Church in Moscow, Russia

The Church of the Intercession at Fili (Це́рковь Покрова́ в Филя́х) is a Naryshkin baroque church commissioned by the boyar Lev Naryshkin in his suburban estate Fili; the territory has belonged to City of Moscow since 1935. It is located at 6, Novozavodskaya Street (near Bolshaya Filyovskaya Street).

The existing church replaced a 1619 wooden church established by Mikhail Romanov, consecrated in the name of the Intercession of the Virgin to commemorate the victory over Polish troops on that day in 1618. In 1689, Fili village was acquired by Lev Naryshkin, brother of Natalia Naryshkina and uncle of Peter I. Naryshkin's two brothers were murdered during the Moscow Uprising of 1682; it is believed that Natalia saved Lev from the same fate and that Lev Naryshkin vowed to dedicate the church to his late brothers.

The church was constructed between 1689 and 1694 in the shape of a Greek cross, with short, rounded annexes. It actually contains two churches: a winter Intercession Church in the basement and a summer, unheated Church of the Saviour Not Made by Hands above it. All construction records were lost in a 1712 fire, thus the exact year of completion is unknown, as well as the names of the architect and contractors (with an exception of icon painters Karp Zolotaryov and Kirill Ulanov). Both Natalia and Peter were frequent guests in Fili and donated money to the church; in the 18th century, it was equipped with a clock taken from Narva.

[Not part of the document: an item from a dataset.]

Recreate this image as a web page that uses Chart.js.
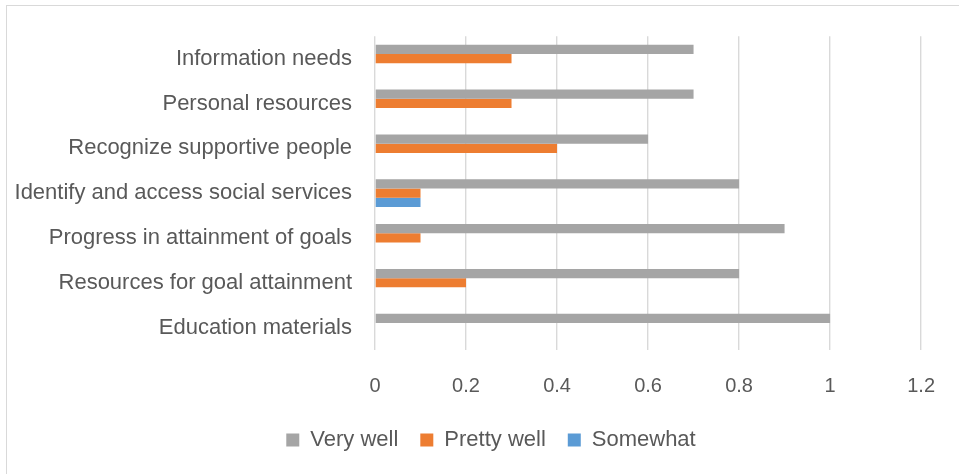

The church was damaged by French troops in 1812 and even more by the Bolsheviks and World War II. By 1945, it lost all domes, crosses and the upper octagonal layer; the interior had been looted earlier, in 1922. It was restored in 1955-1971 (exterior) and 1971-1980 (interiors) and painted pale red, although the original color scheme remains disputed. The earliest layer of paint uncovered by restoration is pale blue; later layers are either yellow or red.